By then the news about the futility of both American military operations and political strategies began to reach the increasingly fretful Johnson administration and the ears of Hometown U.S.A., along with a rising number of body bags. Grief and consternation began boiling over into rage and the spooky sense of the war flaring up at home, as if Vietnam and the U.S., sex, drugs and rock’n’roll, all fed off the same deranged power grid.

It’s virtually impossible to fault anything about the Burns/Novick documentary’s nobility of intention and thoroughness of reportage, which includes film footage—among other things, Vietnam was our first televised war—and plenty of commentary from writers and reporters; military figures from both the Vietnamese and American sides; political history from all factions and the story of Vietnamese conflict going back to 1858; a macro view threaded with heartbreaking personal stories; the mounting wreckage of the Johnson presidency and the physical toll on the man himself. The figure who set out to eliminate racism and poverty in America became the most viciously reviled man in modern history.

“The War in Vietnam” depicts the emotional and physical agony of men in combat as well as the horror, desperation and ruin of civilians caught in the conflagration, made more ghastly by depiction of the country as a magical Shangri La inhabited by a graceful, gentle people, albeit bent on national unification. And it doesn’t stint on the damage done when those in power lie to the public, or the steadfast American ignorance of Vietnamese history and culture. (The mind of the average grunt never saw them as anything other than “dinks” and “slopes.”)

But there are other forms of examination of, for want of a less pretentious term, the American condition that are beyond the film’s scope. After all, when Auden wrote, “Mismanagement and grief/must we suffer them all again?” he wasn’t writing about Vietnam but the beginning of World War II. War has been a feature of human experience ever since homo erectus first got on his feet. But the American promise has been founded on a rock of loving peace and freedom, a spiritually fervent city on a hill.

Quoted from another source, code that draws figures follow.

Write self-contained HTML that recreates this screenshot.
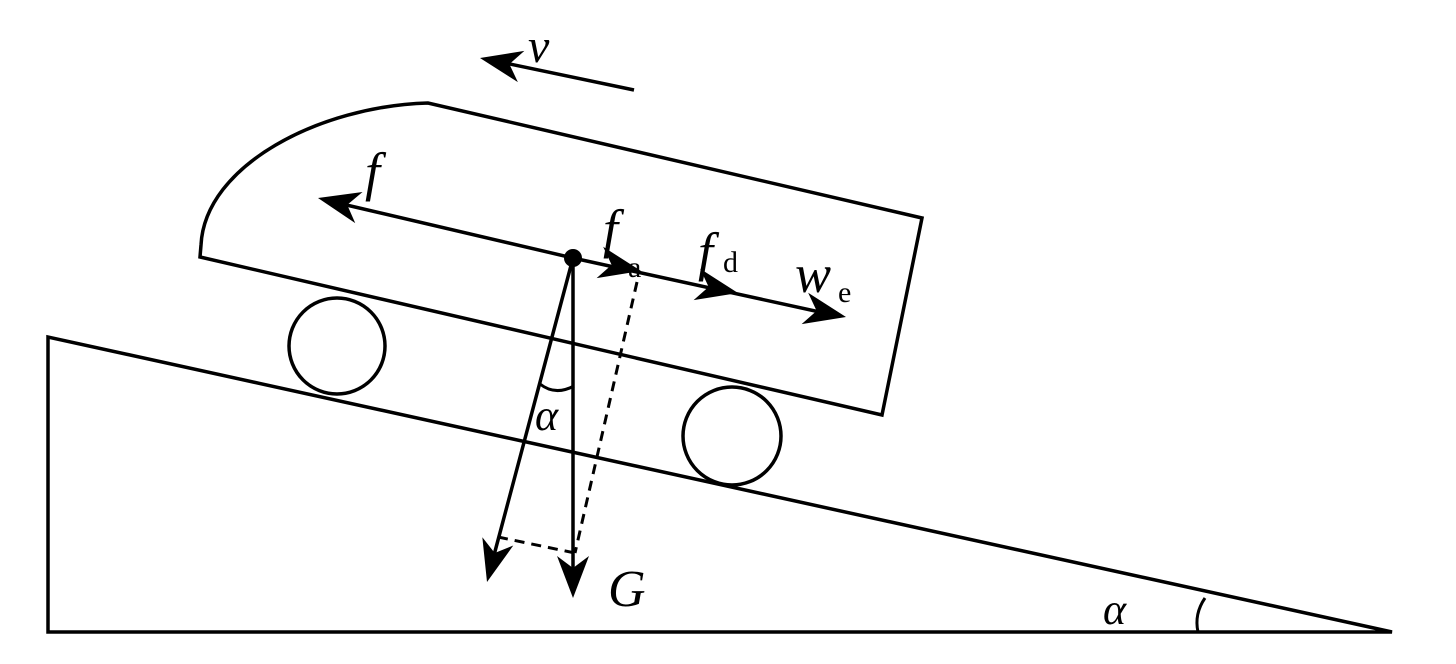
<!DOCTYPE html>
<html><head><style>
html,body{margin:0;padding:0;background:#fff;}
svg{display:block;}
text{font-family:"Liberation Serif",serif;fill:#000;}
</style></head><body>
<svg width="1456" height="664" viewBox="0 0 1456 664">
<defs>
<path id="ah" d="M0,0 L-42,-16 L-30,0 L-42,16 Z" fill="#000"/>
</defs>
<g fill="none" stroke="#000" stroke-width="3.5">
<path d="M48,337 L48,632 L1392,632 Z"/>
<path d="M1198,632 Q1194,614 1205,598" stroke-width="3"/>
<path d="M200,257 L201,245 C205,165 320,106 428,103 L922,218 L882,415 Z"/>
<circle cx="337" cy="346" r="48"/>
<circle cx="732" cy="436" r="49"/>
<line x1="573" y1="258" x2="325" y2="200"/>
<line x1="573" y1="258" x2="838" y2="316"/>
<line x1="634" y1="90" x2="486" y2="59"/>
<line x1="573" y1="258" x2="573" y2="590"/>
<line x1="573" y1="258" x2="489" y2="574"/>
<path d="M637,282 L575,553" stroke-dasharray="10,7" stroke-width="3"/>
<path d="M498,537 L575,553" stroke-dasharray="10,7" stroke-width="3"/>
<path d="M540,384 Q555,396 574,386" stroke-width="3"/>
</g>
<use href="#ah" transform="translate(318,198) rotate(193.2)"/>
<use href="#ah" transform="translate(641,271) rotate(11.8)"/>
<use href="#ah" transform="translate(738,293) rotate(11.8)"/>
<use href="#ah" transform="translate(846,317) rotate(11.8)"/>
<use href="#ah" transform="translate(480,58) rotate(191.7)"/>
<use href="#ah" transform="translate(573,598) rotate(90)"/>
<use href="#ah" transform="translate(487,582) rotate(104.9)"/>
<circle cx="573" cy="258" r="9" fill="#000"/>
<text x="528" y="62" font-size="48" font-style="italic">v</text>
<text x="365" y="190" font-size="54" font-style="italic">f</text>
<text x="603" y="247" font-size="54" font-style="italic">f</text>
<text x="628" y="277" font-size="30">a</text>
<text x="698" y="270" font-size="54" font-style="italic">f</text>
<text x="723" y="272" font-size="30">d</text>
<text x="795" y="292" font-size="54" font-style="italic">w</text>
<text x="838" y="302" font-size="30">e</text>
<text x="535" y="430" font-size="44" font-style="italic">α</text>
<text x="608" y="606" font-size="52" font-style="italic">G</text>
<text x="1103" y="624" font-size="44" font-style="italic">α</text>
</svg>
</body></html>
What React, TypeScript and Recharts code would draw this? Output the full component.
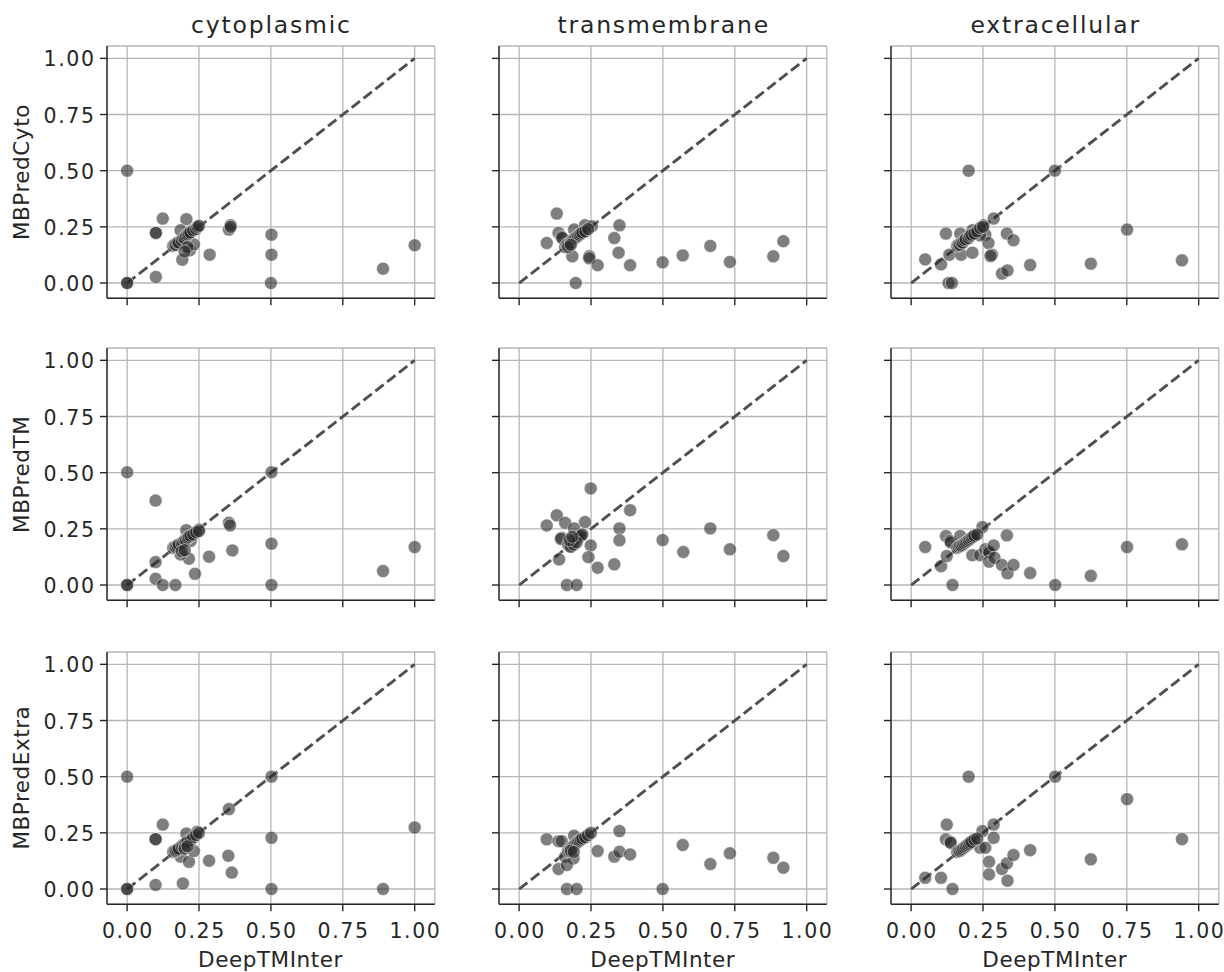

Still, our literature reveals something else in our character, the flight from civilization in Natty Bumpo, the metaphysical conceit of Ahab (“I’d strike the sun if it offended me”), the American soul described by the intuitive Brit D.H Lawrence as “hard, isolate, stoic, a killer.”

“You honestly didn’t know whether to laugh or cry,” wrote Michael Herr in “Dispatches,” which definitively caught the lunatic mix of the horrible and gut-wrenching Vietnam of “mad colonels and death-spaced grunts.” “Few people ever cried more than once there, and if you’d used that up, you laughed; the young ones were so innocent and violent, so sweet and so brutal, beautiful killers.”

I know who they were; I still keep the roster of fellow recruits who made up my Marine Corps platoon in Parris Island, November 1963, two weeks after the assassination of President John F. Kennedy. I know who the guys coming back from Iraq and Afghanistan are too, though I’ve never met them. I understand the benefits of therapy, of easing the nightmares and panic attacks and getting people to function again in the World. But if you concede that the political is personal, then you’d have to go one further in allowing the personal to be private. Silence is a form of freedom, sometimes the only refuge one has left. You have to be careful about asking a person to give it up.